The Federal Reserve System was designed as an attempt to prevent or minimize the occurrence of bank runs, and possibly act as a lender of last resort when a bank run does occur.

The statement above from Wikipedia overstates the role of the Fed in preventing bank runs as a primary or sole motivation for establishing it.

Preventing bank runs was one consideration among many in the formation of a Federal Reserve system in 1913.

Providing a central bank to manage interest rates and inflation, and to coordinate the national payment system between banks, and to act as the chief banker of the federal government, were all more important reasons for it that were discussed as far back of Alexander Hamilton's proposal to create a national bank was was a key partisan issue in the United States in the early 1800s.

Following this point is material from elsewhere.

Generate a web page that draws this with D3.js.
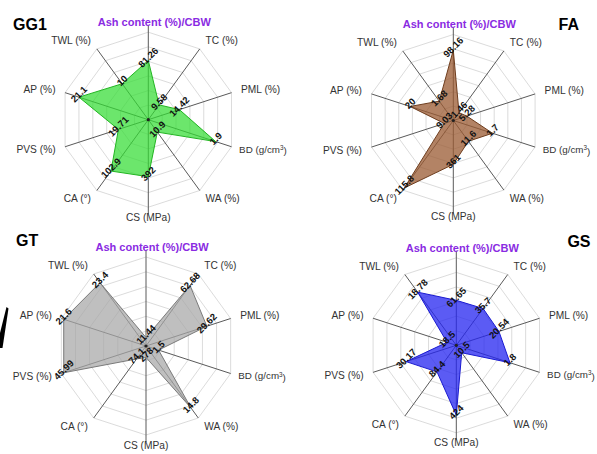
<!DOCTYPE html>
<html>
<head>
<meta charset="utf-8">
<script src="https://cdn.jsdelivr.net/npm/d3@7"></script>
<style>
  html, body { margin: 0; padding: 0; background: #fff; }
  svg { display: block; font-family: Arial, "Liberation Sans", sans-serif; }
</style>
</head>
<body>
<svg id="chart" width="597" height="454"></svg>
<script>
// ---- data ----
const axisNames = ["Ash content (%)/CBW", "TC (%)", "PML (%)", "BD (g/cm3)", "WA (%)", "CS (MPa)", "CA (°)", "PVS (%)", "AP (%)", "TWL (%)"];
// per-axis scale ranges (inner ring -> outer ring)
const axisMin = [0, -8, -2, 1.41, 9.9, 250, 64.6, 4.3, 18.1, -8.4];
const axisMax = [120, 76, 42, 2.015, 15.6, 468, 117.4, 47.2, 21.7, 27.8];
const panelNames = ["GG1", "FA", "GT", "GS"];
const valuesGG1 = [81.26, 9.58, 14.42, 1.9, 10.9, 392, 102.9, 19.71, 21.1, 10];
const valuesFA  = [98.16, 1.46, 5.28, 1.7, 11.6, 361, 115.8, 9.03, 20, 1.68];
const valuesGT  = [11.44, 62.68, 29.62, 1.5, 14.8, 278, 74.1, 45.99, 21.6, 23.4];
const valuesGS  = [61.65, 35.7, 20.54, 1.8, 10.5, 424, 84.4, 30.17, 18.5, 18.78];
const panelValues = [valuesGG1, valuesFA, valuesGT, valuesGS];

// ---- layout / style ----
const layout = [
  {cx: 148.3, cy: 119.7, R: 87.5, tx: 13, ty: 30, anchor: "start"},
  {cx: 453.3, cy: 120.5, R: 86,   tx: 579, ty: 30, anchor: "end"},
  {cx: 146,   cy: 346,   R: 89,   tx: 16, ty: 245.5, anchor: "start"},
  {cx: 456.3, cy: 345.3, R: 87.5, tx: 590.5, ty: 247, anchor: "end"}
];
const styles = [
  {fill: "#33dd33", opacity: 0.72, stroke: "#22b522"},
  {fill: "#9a5a32", opacity: 0.75, stroke: "#6e3d1e"},
  {fill: "#a6a6a6", opacity: 0.72, stroke: "#7a7a7a"},
  {fill: "#2424f0", opacity: 0.75, stroke: "#1a1ad0"}
];
const nRings = 6;

const svg = d3.select("#chart");

// decorative mark at left edge
svg.append("path")
  .attr("d", "M6.5,307 L8.5,308.5 L2.5,348 L0,348 L0,333 Z")
  .attr("fill", "#000");

const nAxes = axisNames.length;
const angle = d3.scaleLinear().domain([0, nAxes]).range([0, 2 * Math.PI]);

panelNames.forEach((name, pi) => {
  const L = layout[pi], S = styles[pi];
  const g = svg.append("g").attr("transform", `translate(${L.cx},${L.cy})`);
  const rScale = axisMin.map((mn, i) => d3.scaleLinear().domain([mn, axisMax[i]]).range([0, L.R]));
  const pt = (i, r) => [r * Math.sin(angle(i)), -r * Math.cos(angle(i))];

  // rings
  const ringLine = d3.line().curve(d3.curveLinearClosed);
  d3.range(1, nRings + 1).forEach(k => {
    const r = L.R * k / nRings;
    g.append("path")
      .attr("d", ringLine(d3.range(nAxes).map(i => pt(i, r))))
      .attr("fill", "none")
      .attr("stroke", "#d2d2d2")
      .attr("stroke-width", 0.8);
  });

  // axes
  d3.range(nAxes).forEach(i => {
    const ext = (i === 0 || i === 5) ? 7 : 0;
    const p = pt(i, L.R + ext);
    g.append("line")
      .attr("x1", 0).attr("y1", 0)
      .attr("x2", p[0]).attr("y2", p[1])
      .attr("stroke", "#5a5a5a")
      .attr("stroke-width", 1);
  });

  // polygon
  const vals = panelValues[pi];
  const pts = vals.map((v, i) => pt(i, rScale[i](v)));
  g.append("path")
    .attr("d", ringLine(pts))
    .attr("fill", S.fill)
    .attr("fill-opacity", S.opacity)
    .attr("stroke", S.stroke)
    .attr("stroke-width", 1);

  // center dot
  g.append("circle").attr("r", 1.6).attr("fill", "#222");

  // value labels
  vals.forEach((v, i) => {
    const p = pts[i];
    g.append("text")
      .attr("transform", `translate(${p[0]},${p[1] - 3}) rotate(-45)`)
      .attr("text-anchor", "middle")
      .attr("dy", "0.35em")
      .attr("font-size", 9.5)
      .attr("font-weight", "bold")
      .attr("fill", "#111")
      .text(String(v));
  });

  // axis labels
  axisNames.forEach((a, i) => {
    const s = Math.sin(angle(i));
    if (i === 0) {
      g.append("text")
        .attr("x", 6).attr("y", -L.R - 10)
        .attr("text-anchor", "middle")
        .attr("dy", "0.35em")
        .attr("font-size", 11)
        .attr("font-weight", "bold")
        .attr("fill", "#8a2be2")
        .text(a);
      return;
    }
    const isBD = a === "BD (g/cm3)";
    const p = pt(i, L.R + (isBD ? 8 : 10));
    const t = g.append("text")
      .attr("x", p[0]).attr("y", p[1])
      .attr("dy", "0.35em")
      .attr("text-anchor", s > 0.1 ? "start" : (s < -0.1 ? "end" : "middle"))
      .attr("font-size", isBD ? 9.8 : 10.2)
      .attr("fill", "#333");
    if (isBD) {
      t.append("tspan").text("BD (g/cm");
      t.append("tspan").attr("dy", "-0.45em").attr("font-size", 6.3).text("3");
      t.append("tspan").attr("dy", "0.45em").text(")");
    } else {
      t.text(a);
    }
  });

  // panel title
  svg.append("text")
    .attr("x", L.tx).attr("y", L.ty)
    .attr("text-anchor", L.anchor)
    .attr("font-size", 16)
    .attr("font-weight", "bold")
    .attr("fill", "#000")
    .text(name);
});
</script>
</body>
</html>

Nonetheless, the Fed is also something of a "utility infielder" of the financial regulatory system that can step in with economic power to address a financial crisis by making emergency loans when no other agency is in a position to do so.

But, loans from the Fed were a blunt instrument, couldn't be relied upon by depositors, and weren't very effective in the face of widespread bank runs in the Great Depression, which is why the FDIC was created.

The FDIC, unlike the Fed, made a promise to depositors that they could rely upon and could impose financial solvency requirements and practices on FDIC banks which prevented runs from arising in the first place. The FDIC also shifted by risk of loss on payments to banks facing runs from the general U.S. taxpaying public to the pool of covered banks as a whole.

Preventing bank runs by creating confidence in bank deposits is primarily the responsibility of the Federal Deposit Insurance Corporation (FDIC) and parallel federal agencies for types of banks other than the commercial banks covered by the FDIC system, like savings and loans institutions and credit unions.

The Fed has the authority to make large emergency loans to financial institutions (and in principal, other kinds of businesses) to prevent the contagion of a financial crisis from flowing from one troubled institution to others in the financial system, usually when there are large volumes of uninsured deposits. The Fed utilized that authority during the 2007-2008 financial crisis.

But, this authority is purely discretionary and is nothing something that entities facing a potential bank run or depositors are entitled to rely upon.